But what does it take in real life to marry your profession and love?
We got some tips from Joynture members Renata and Beau Lee whom make working together and marriage work.
The Lees have been married four years. They started working together on two businesses (music lessons and commercial cleaning) and then they created a nonprofit venture—Brooklyn Ark. Brooklyn Ark networks people in “Community, Culture, & Faith.” So perhaps it’s no surprise that they’ve connected themselves in the strongest possible commitments that are steeped in the same values.
“One thing we really love is that we share a common vision and common goals,” Renata says.
Renata saw the value of being married and working together with her parents, who started an internet business together when she was in high school.

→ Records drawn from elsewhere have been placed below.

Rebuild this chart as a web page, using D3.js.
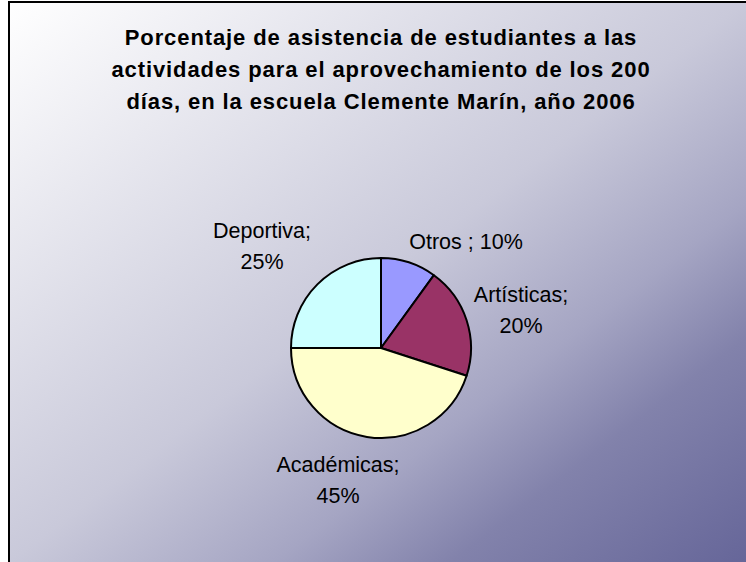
<!DOCTYPE html>
<html>
<head>
<meta charset="utf-8">
<script src="https://cdn.jsdelivr.net/npm/d3@7"></script>
<style>
  html, body { margin: 0; padding: 0; background: #fff; }
  svg { display: block; font-family: "Liberation Sans", Arial, sans-serif; }
</style>
</head>
<body>
<div id="chart"></div>
<script>
// data
const categories = ["Otros ", "Artísticas", "Académicas", "Deportiva"];
const percents = [10, 20, 45, 25];
const sliceColors = ["#9999FF", "#993366", "#FFFFCC", "#CCFFFF"];
const titleLines = [
  "Porcentaje de asistencia de estudiantes a las",
  "actividades para el aprovechamiento de los 200",
  "días, en la escuela Clemente Marín, año 2006"
];

const W = 746, H = 562;
const cx = 381, cy = 348, radius = 90;

// label block centres, relative to the pie centre (Excel moved them by hand)
const labelOffset = [[85, -107], [140, -38], [-43, 132], [-119, -102]];
const labelLines = [1, 2, 2, 2];

const svg = d3.select("#chart")
  .append("svg")
  .attr("width", W)
  .attr("height", H);

// background gradient, white -> dark lavender toward bottom right
const defs = svg.append("defs");
const grad = defs.append("linearGradient")
  .attr("id", "bg")
  .attr("x1", 0).attr("y1", 0)
  .attr("x2", 1).attr("y2", 1);
[[0, "#ffffff"], [0.5, "#c9c9da"], [0.68, "#a5a5c3"], [0.8, "#8282ab"], [1, "#666699"]]
  .forEach(s => grad.append("stop").attr("offset", s[0]).attr("stop-color", s[1]));

svg.append("rect")
  .attr("x", 9).attr("y", 2)
  .attr("width", W - 9).attr("height", H - 2)
  .attr("fill", "url(#bg)");

// chart area border (right / bottom edges fall outside the picture)
svg.append("rect")
  .attr("x", 9).attr("y", 2)
  .attr("width", W + 20).attr("height", H + 20)
  .attr("fill", "none")
  .attr("stroke", "#000")
  .attr("stroke-width", 2);

// title
svg.append("g")
  .selectAll("text")
  .data(titleLines)
  .join("text")
  .attr("x", cx)
  .attr("y", (d, i) => 45 + i * 32)
  .attr("text-anchor", "middle")
  .attr("font-size", 22)
  .attr("font-weight", "bold")
  .attr("letter-spacing", 0.9)
  .attr("fill", "#000")
  .text(d => d);

// pie
const pie = d3.pie().sort(null).value(d => d.value);
const arc = d3.arc().innerRadius(0).outerRadius(radius);
const slices = pie(categories.map((c, i) => ({ name: c, value: percents[i], i })));

const g = svg.append("g").attr("transform", `translate(${cx},${cy})`);

g.selectAll("path")
  .data(slices)
  .join("path")
  .attr("d", arc)
  .attr("fill", d => sliceColors[d.data.i])
  .attr("stroke", "#000")
  .attr("stroke-width", 2)
  .attr("stroke-linejoin", "round");

// data labels
const lineH = 30.5;
const labels = g.selectAll("g.lbl")
  .data(slices)
  .join("g")
  .attr("class", "lbl")
  .attr("transform", d => `translate(${labelOffset[d.data.i][0]},${labelOffset[d.data.i][1]})`);

labels.each(function(d) {
  const k = d.data.i;
  const pct = d.data.value + "%";
  const lines = labelLines[k] === 1 ? [d.data.name + "; " + pct] : [d.data.name + ";", pct];
  d3.select(this).selectAll("text")
    .data(lines)
    .join("text")
    .attr("x", 0)
    .attr("y", (t, j) => (j - (lines.length - 1) / 2) * lineH)
    .attr("dy", "0.35em")
    .attr("text-anchor", "middle")
    .attr("font-size", 21.5)
    .attr("fill", "#000")
    .text(t => t);
});
</script>
</body>
</html>
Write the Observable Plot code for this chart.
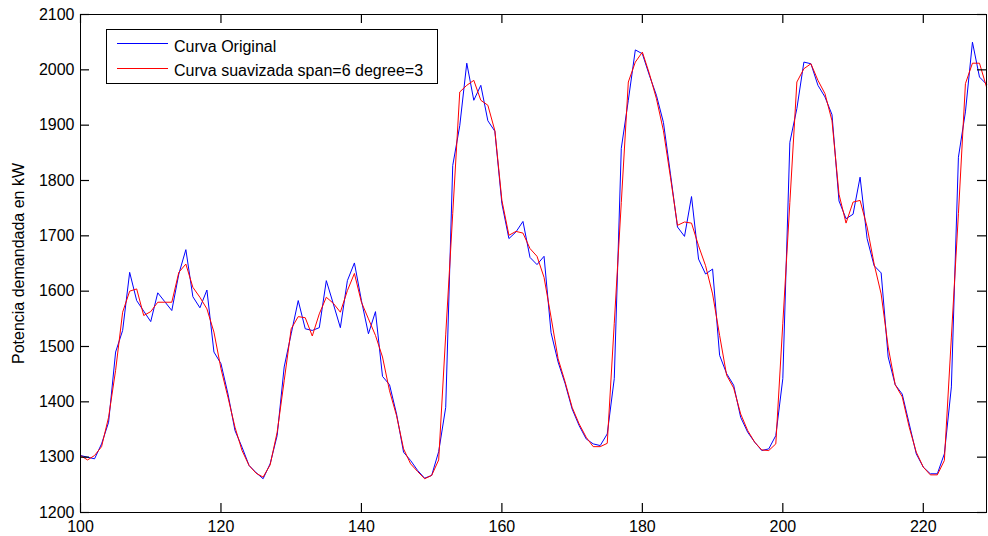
<!DOCTYPE html>
<html><head><meta charset="utf-8">
<script src="https://cdn.jsdelivr.net/npm/d3@7"></script>
<script src="https://cdn.jsdelivr.net/npm/@observablehq/plot@0.6"></script>
<style>
body{margin:0;background:#fff;}
#wrap{position:relative;width:988px;height:536px;font-family:"Liberation Sans",Arial,sans-serif;}
#legend{position:absolute;left:106px;top:29px;width:330px;height:53px;border:1px solid #000;background:#fff;box-sizing:content-box;}
#legend .sw{position:absolute;left:10px;width:51px;height:0;border-top:1px solid;}
#legend .lb{position:absolute;left:67px;font-size:16px;line-height:18px;white-space:nowrap;color:#000;}
</style></head>
<body><div id="wrap"></div>
<script>
const xIndex = d3.range(100, 230);
const curvaOriginal = [
 1303,1300,1297,1324,1363,1490,1529,1634,1583,1564,
 1545,1597,1581,1565,1631,1675,1590,1570,1602,1490,
 1469,1414,1348,1318,1285,1272,1261,1288,1339,1463,
 1523,1583,1532,1529,1534,1619,1577,1534,1619,1651,
 1583,1523,1563,1446,1431,1378,1309,1294,1276,1262,
 1267,1310,1390,1827,1899,2012,1945,1972,1908,1889,
 1758,1695,1707,1726,1661,1648,1663,1525,1472,1433,
 1387,1357,1333,1324,1321,1342,1442,1858,1945,2036,
 2029,1990,1954,1905,1812,1716,1699,1771,1658,1631,
 1640,1484,1451,1430,1372,1345,1327,1312,1315,1339,
 1442,1869,1930,2014,2011,1972,1951,1919,1763,1731,
 1739,1806,1695,1646,1633,1481,1431,1414,1360,1306,
 1282,1270,1270,1306,1427,1842,1924,2050,1987,1974
];
const curvaSuavizada = [
 1303,1295,1303,1319,1372,1457,1562,1600,1604,1556,
 1563,1580,1580,1580,1634,1649,1607,1589,1568,1526,
 1460,1408,1354,1312,1285,1271,1264,1286,1345,1438,
 1532,1554,1552,1519,1559,1589,1578,1562,1601,1632,
 1580,1550,1520,1481,1420,1375,1315,1288,1274,1261,
 1267,1295,1521,1740,1960,1972,1981,1945,1936,1890,
 1764,1701,1708,1705,1677,1663,1625,1553,1478,1436,
 1390,1360,1336,1319,1319,1325,1542,1760,1978,2014,
 2032,1993,1948,1890,1806,1719,1725,1723,1682,1646,
 1595,1520,1448,1425,1378,1348,1327,1313,1312,1324,
 1542,1760,1978,2002,2011,1981,1957,1908,1775,1723,
 1761,1764,1716,1649,1595,1499,1431,1409,1354,1309,
 1282,1268,1268,1294,1517,1740,1975,2012,2012,1969
];
const xTicks = [100,120,140,160,180,200,220];
const yTicks = [1200,1300,1400,1500,1600,1700,1800,1900,2000,2100];
const seriesNames = ["Curva Original","Curva suavizada span=6 degree=3"];
const seriesColors = ["#0000ff","#ff0000"];
const yLabel = "Potencia demandada en kW";

const rows = xIndex.map((x,i)=>({x, original: curvaOriginal[i], suavizada: curvaSuavizada[i]}));

const W = 988, H = 536, mL = 80, mR = 2, mT = 14, mB = 24, tickLen = 9;
const innerW = W - mL - mR, innerH = H - mT - mB;

const chart = Plot.plot({
  width: W, height: H,
  marginLeft: mL, marginRight: mR, marginTop: mT, marginBottom: mB,
  style: {fontFamily: "'Liberation Sans', Arial, sans-serif", fontSize: "16px", color: "#000", background: "#fff", overflow: "visible"},
  x: {domain: [100, 229]},
  y: {domain: [1200, 2100]},
  marks: [
    Plot.line(rows, {x: "x", y: "original", stroke: seriesColors[0], strokeWidth: 1}),
    Plot.line(rows, {x: "x", y: "suavizada", stroke: seriesColors[1], strokeWidth: 1}),
    Plot.tickX(xTicks, {x: d => d, stroke: "#000", strokeWidth: 1.2, insetTop: innerH - tickLen}),
    Plot.tickX(xTicks, {x: d => d, stroke: "#000", strokeWidth: 1.2, insetBottom: innerH - tickLen}),
    Plot.tickY(yTicks, {y: d => d, stroke: "#000", strokeWidth: 1.2, insetRight: innerW - tickLen}),
    Plot.tickY(yTicks, {y: d => d, stroke: "#000", strokeWidth: 1.2, insetLeft: innerW - tickLen}),
    Plot.frame({stroke: "#000", strokeWidth: 1}),
    Plot.axisX(xTicks, {anchor: "bottom", tickSize: 0, tickPadding: 8, label: null, fontSize: 16, tickFormat: d => String(d)}),
    Plot.axisY(yTicks, {anchor: "left", tickSize: 0, tickPadding: 6, label: yLabel, labelAnchor: "center", labelOffset: 68, labelArrow: "none", fontSize: 16, tickFormat: d => String(d)})
  ]
});
const wrap = document.getElementById("wrap");
wrap.appendChild(chart);

const legend = document.createElement("div");
legend.id = "legend";
const swY = [13, 38];
const lbY = [8, 32];
seriesNames.forEach((name, i) => {
  const sw = document.createElement("div");
  sw.className = "sw";
  sw.style.top = swY[i] + "px";
  sw.style.borderTopColor = seriesColors[i];
  legend.appendChild(sw);
  const lb = document.createElement("div");
  lb.className = "lb";
  lb.style.top = lbY[i] + "px";
  lb.textContent = name;
  legend.appendChild(lb);
});
wrap.appendChild(legend);
</script>
</body></html>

“For the last 15 years, they have been working together from home,” she says. “From my parents, I definitely saw how this could work and how beautiful this could be.”
We’ve all heard stories of workplace flings that have broken up marriages in a culture where many people work late and travel together extensively. The Lees have short-circuited such a pitfall.
“We get to share every aspect of life,” Renata says. “That was something I really wanted. I always wanted my future to be wrapped up in my husband’s and his in mine. We really get to share life together.”
But that hasn’t meant it’s always easy.
“I think a mark of a mature person is one who is able to make decisions apart from emotions and feelings,” Renata says. “To say, ‘Yes, I’m disgruntled but to continue on with excellence.’”
Beau says the couple has had to be extra vigilant and open about their own strengths, weaknesses, and work and personal habits and styles. For example, he says, most adults have different views on the appropriate length of a work day, and that’s something that has to be navigated and appreciated on both sides.
They’ve learned that while they both have “visionary” qualities—Renata has a more pragmatic nature.
“We’re stronger together,” Beau says. He says that in client meetings, he often takes care to point out Renata’s strengths, as any good business partner would.
“I’m stronger in his weaknesses,” and vice versa, Renata says. “We’ve learned to dance together.”
Beau adds that even though, at times, a difficult workday can bleed into home life, or vice versa, overall working together is a win.
“At the end of the day, we get to celebrate together. We generally share in the brainstorming process and we share in the success,” he says. “You are absolutely aligned because my success is your success and your success is my success.”